Currency markets saw the euro, yen, and sterling all post significant weekly gains as international policymakers laid the groundwork for tighter monetary cycles. The euro climbed over one percent during the week despite a brief softening in Asian trading, while sterling saw an even stronger jump of one and a half percent. Investors have been forced to abandon their earlier predictions of rate cuts in the United States, now viewing even a single hike as a distant and unlikely prospect for the American economy. The contrast between the cautious tone in Washington and the urgency elsewhere has fundamentally changed the trading landscape for the world reserve currency.
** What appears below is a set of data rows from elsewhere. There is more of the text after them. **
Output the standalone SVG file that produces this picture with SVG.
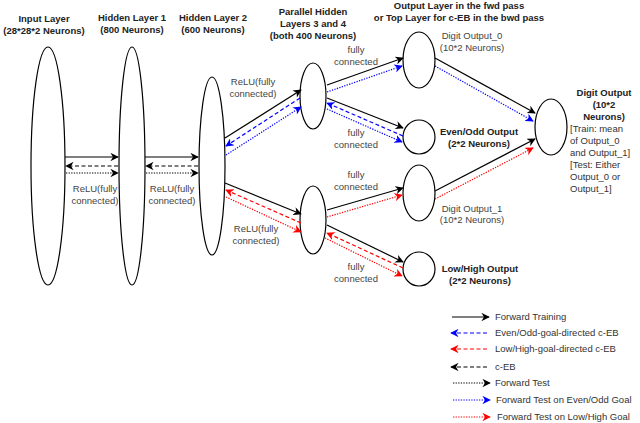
<svg xmlns="http://www.w3.org/2000/svg" width="640" height="423" viewBox="0 0 640 423">
<style>
.n{fill:#fff;stroke:#000;stroke-width:1.2}
text{font-family:"Liberation Sans",Arial,sans-serif;font-size:9.5px;text-anchor:middle}
.b{font-weight:bold;fill:#222}
.g{fill:#444}
.l{text-anchor:start;fill:#333}
.s{fill:none;stroke:#000;stroke-width:1.2}
.k{stroke:#000}.u{stroke:#00f}.r{stroke:#f00}
.da{fill:none;stroke-width:1.2;stroke-dasharray:4,2.5}
.do{fill:none;stroke-width:1.2;stroke-dasharray:1.3,1.3}
</style>
<defs>
<marker id="ak" viewBox="0 0 10 10" refX="9" refY="5" markerWidth="7" markerHeight="7" orient="auto-start-reverse"><path d="M0,0L10,5L0,10L3,5z" fill="#000"/></marker>
<marker id="au" viewBox="0 0 10 10" refX="9" refY="5" markerWidth="7" markerHeight="7" orient="auto-start-reverse"><path d="M0,0L10,5L0,10L3,5z" fill="#00f"/></marker>
<marker id="ar" viewBox="0 0 10 10" refX="9" refY="5" markerWidth="7" markerHeight="7" orient="auto-start-reverse"><path d="M0,0L10,5L0,10L3,5z" fill="#f00"/></marker>
</defs>
<g id="input"><ellipse class="n" cx="48" cy="166" rx="17" ry="119"/><text class="b" x="44" y="22">Input Layer</text><text class="b" x="44" y="34">(28*28*2 Neurons)</text></g>
<g id="h1"><ellipse class="n" cx="132" cy="166" rx="13" ry="119"/><text class="b" x="132" y="21">Hidden Layer 1</text><text class="b" x="132" y="33">(800 Neurons)</text></g>
<g id="h2"><ellipse class="n" cx="212" cy="166" rx="13" ry="89"/><text class="b" x="213" y="21">Hidden Layer 2</text><text class="b" x="213" y="33">(600 Neurons)</text></g>
<g id="h3"><ellipse class="n" cx="313" cy="96" rx="13" ry="33"/><text class="b" x="313" y="15">Parallel Hidden</text><text class="b" x="313" y="27">Layers 3 and 4</text><text class="b" x="313" y="39">(both 400 Neurons)</text></g>
<g id="h4"><ellipse class="n" cx="313" cy="220" rx="13" ry="34"/></g>
<g id="d0"><ellipse class="n" cx="419" cy="60" rx="16" ry="28"/><text class="g" x="472" y="39">Digit Output_0</text><text class="g" x="472" y="51">(10*2 Neurons)</text></g>
<g id="eo"><ellipse class="n" cx="419" cy="137" rx="16" ry="17"/><text class="b" x="479" y="135">Even/Odd Output</text><text class="b" x="479" y="147">(2*2 Neurons)</text></g>
<g id="d1"><ellipse class="n" cx="419" cy="193" rx="16" ry="28"/><text class="g" x="472" y="212">Digit Output_1</text><text class="g" x="472" y="223">(10*2 Neurons)</text></g>
<g id="lh"><ellipse class="n" cx="419" cy="269" rx="16" ry="17"/><text class="b" x="480" y="272">Low/High Output</text><text class="b" x="480" y="284">(2*2 Neurons)</text></g>
<g id="out"><ellipse class="n" cx="551" cy="127" rx="16" ry="28"/>
<text class="b" x="604" y="96">Digit Output</text><text class="b" x="604" y="108">(10*2</text><text class="b" x="604" y="120">Neurons)</text>
<text class="l" x="570" y="132">[Train: mean</text><text class="l" x="570" y="144">of Output_0</text><text class="l" x="570" y="156">and Output_1]</text><text class="l" x="570" y="168">[Test: Either</text><text class="l" x="570" y="180">Output_0 or</text><text class="l" x="570" y="192">Output_1]</text></g>
<text class="b" x="459" y="9">Output Layer in the fwd pass</text>
<text class="b" x="459" y="21">or Top Layer for c-EB in the bwd pass</text>
<g id="labels">
<text class="g" x="95" y="192">ReLU(fully</text><text class="g" x="95" y="204">connected)</text>
<text class="g" x="172" y="192">ReLU(fully</text><text class="g" x="172" y="204">connected)</text>
<text class="g" x="253" y="85">ReLU(fully</text><text class="g" x="253" y="97">connected)</text>
<text class="g" x="256" y="232">ReLU(fully</text><text class="g" x="256" y="244">connected)</text>
<text class="g" x="356" y="53">fully</text><text class="g" x="356" y="65">connected</text>
<text class="g" x="356" y="136">fully</text><text class="g" x="356" y="148">connected</text>
<text class="g" x="356" y="178">fully</text><text class="g" x="356" y="190">connected</text>
<text class="g" x="356" y="270">fully</text><text class="g" x="356" y="282">connected</text>
</g>
<g id="connectors">
<line class="s" x1="65" y1="157" x2="118" y2="157" marker-end="url(#ak)"/>
<line class="da k" x1="118" y1="166" x2="66" y2="166" marker-end="url(#ak)"/>
<line class="do k" x1="66" y1="173" x2="118" y2="173" marker-end="url(#ak)"/>
<line class="s" x1="145" y1="157" x2="198" y2="157" marker-end="url(#ak)"/>
<line class="da k" x1="198" y1="166" x2="146" y2="166" marker-end="url(#ak)"/>
<line class="do k" x1="146" y1="173" x2="198" y2="173" marker-end="url(#ak)"/>
<line class="s" x1="225" y1="138" x2="301" y2="90" marker-end="url(#ak)"/>
<line class="da u" x1="300" y1="98" x2="226" y2="146" marker-end="url(#au)"/>
<line class="do u" x1="226" y1="155" x2="301" y2="107" marker-end="url(#au)"/>
<line class="s" x1="225" y1="183" x2="301" y2="214" marker-end="url(#ak)"/>
<line class="da r" x1="301" y1="223" x2="226" y2="190" marker-end="url(#ar)"/>
<line class="do r" x1="226" y1="197" x2="301" y2="232" marker-end="url(#ar)"/>
<line class="s" x1="327" y1="85" x2="403" y2="58" marker-end="url(#ak)"/>
<line class="do u" x1="327" y1="92" x2="402" y2="66" marker-end="url(#au)"/>
<line class="s" x1="327" y1="98" x2="403" y2="128" marker-end="url(#ak)"/>
<line class="da u" x1="403" y1="136" x2="327" y2="103" marker-end="url(#au)"/>
<line class="do u" x1="327" y1="109" x2="402" y2="142" marker-end="url(#au)"/>
<line class="s" x1="327" y1="210" x2="403" y2="188" marker-end="url(#ak)"/>
<line class="do r" x1="327" y1="217" x2="402" y2="195" marker-end="url(#ar)"/>
<line class="s" x1="327" y1="225" x2="403" y2="262" marker-end="url(#ak)"/>
<line class="da r" x1="403" y1="268" x2="327" y2="233" marker-end="url(#ar)"/>
<line class="do r" x1="325" y1="238" x2="402" y2="276" marker-end="url(#ar)"/>
<line class="s" x1="435" y1="58" x2="535" y2="113" marker-end="url(#ak)"/>
<line class="do u" x1="435" y1="66" x2="533" y2="121" marker-end="url(#au)"/>
<line class="s" x1="435" y1="191" x2="535" y2="139" marker-end="url(#ak)"/>
<line class="do r" x1="435" y1="199" x2="533" y2="148" marker-end="url(#ar)"/>
</g>
<g id="legend">
<line class="s" x1="452" y1="317" x2="489" y2="317" marker-end="url(#ak)"/><text class="l" x="495" y="320">Forward Training</text>
<line class="da u" x1="487" y1="333" x2="451" y2="333" marker-end="url(#au)"/><text class="l" x="495" y="336">Even/Odd-goal-directed c-EB</text>
<line class="da r" x1="487" y1="349" x2="451" y2="349" marker-end="url(#ar)"/><text class="l" x="495" y="352">Low/High-goal-directed c-EB</text>
<line class="da k" x1="487" y1="367" x2="451" y2="367" marker-end="url(#ak)"/><text class="l" x="495" y="370">c-EB</text>
<line class="do k" x1="453" y1="383" x2="490" y2="383" marker-end="url(#ak)"/><text class="l" x="495" y="386">Forward Test</text>
<line class="do u" x1="453" y1="400" x2="490" y2="400" marker-end="url(#au)"/><text class="l" x="496" y="403">Forward Test on Even/Odd Goal</text>
<line class="do r" x1="453" y1="417" x2="490" y2="417" marker-end="url(#ar)"/><text class="l" x="497" y="420">Forward Test on Low/High Goal</text>
</g>
</svg>
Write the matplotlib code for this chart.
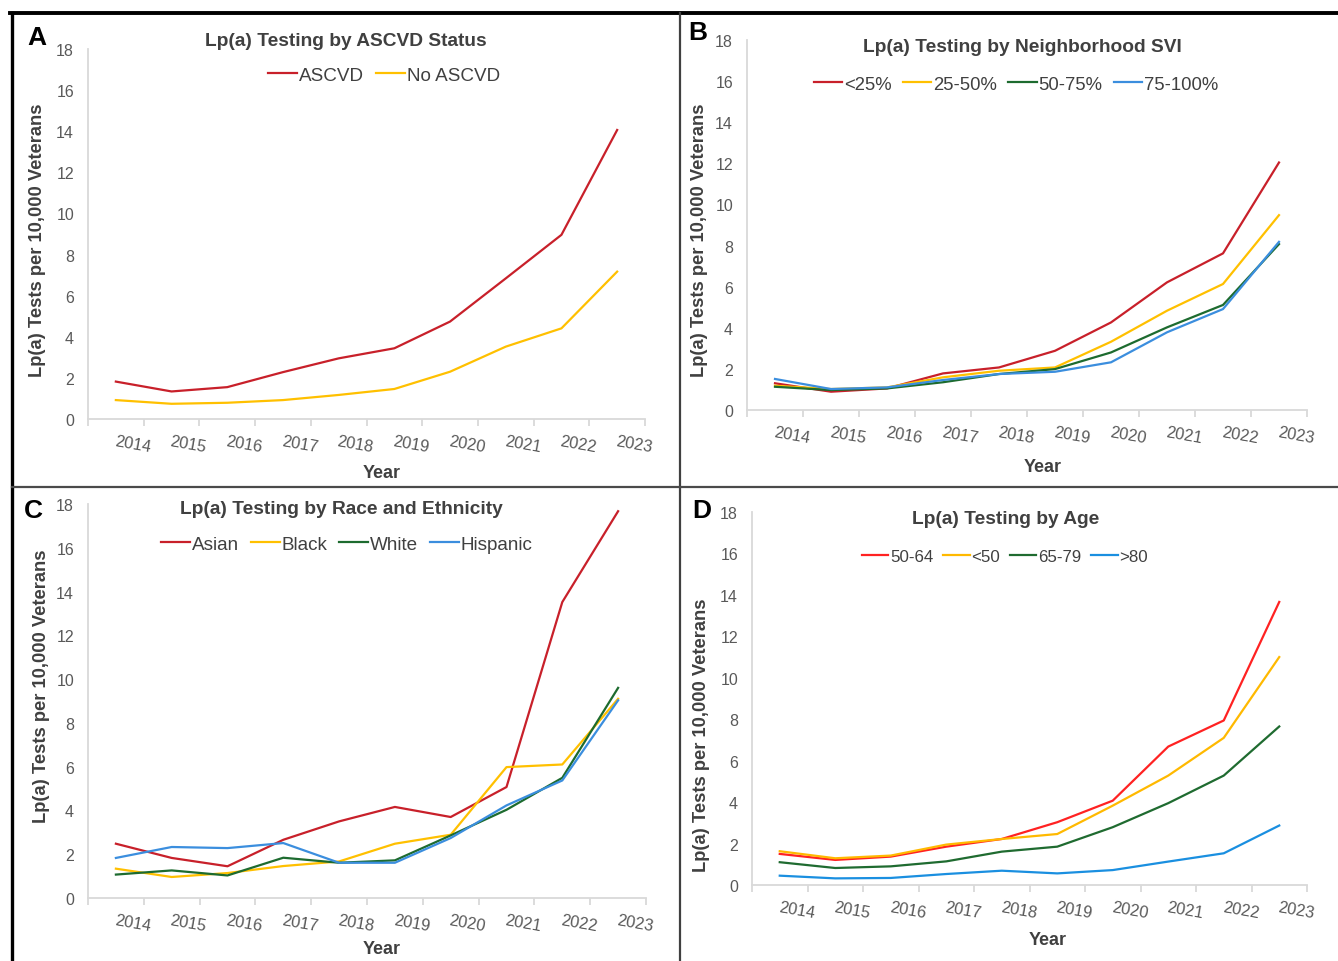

European officials maintained their current rates for now but issued stern warnings about the inflationary pressure coming from the energy sector. Inside sources suggest that discussions regarding an actual rate increase could begin as early as next month, marking a sharp departure from previous expectations of a long-term freeze. This sensitivity to energy shocks has led market analysts to believe that Europe might move much faster than American regulators to protect its economy. Traders have quickly adjusted their positions, now pricing in a potential European rate hike by early summer to stay ahead of the curve.
The shift in momentum was also felt across Asia and the Pacific as Japan and Australia signaled their own hawkish turns. The Bank of Japan surprised investors by keeping the door open for a rate hike this April, which provided a much-needed boost to the yen after months of weakness. Meanwhile, the Reserve Bank of Australia has already taken action by raising interest rates for the second consecutive month to deal with the fallout from the energy supply crisis. These coordinated moves have created a challenging environment for the dollar, which no longer enjoys the yield advantage that previously kept it at the top of the market.
As the situation in the Middle East remains volatile and energy shipping lanes remain restricted, the global economic outlook continues to hinge on oil price stability. The market is now watching closely to see if the Federal Reserve will eventually succumb to the same inflationary pressures that are currently driving policy in Europe and Asia. For now, the divergence in central bank strategies means the dollar is likely to face continued pressure as other currencies offer more attractive returns. Future economic data will be critical in determining whether this trend is a temporary reaction to war or a long-term shift in global finance.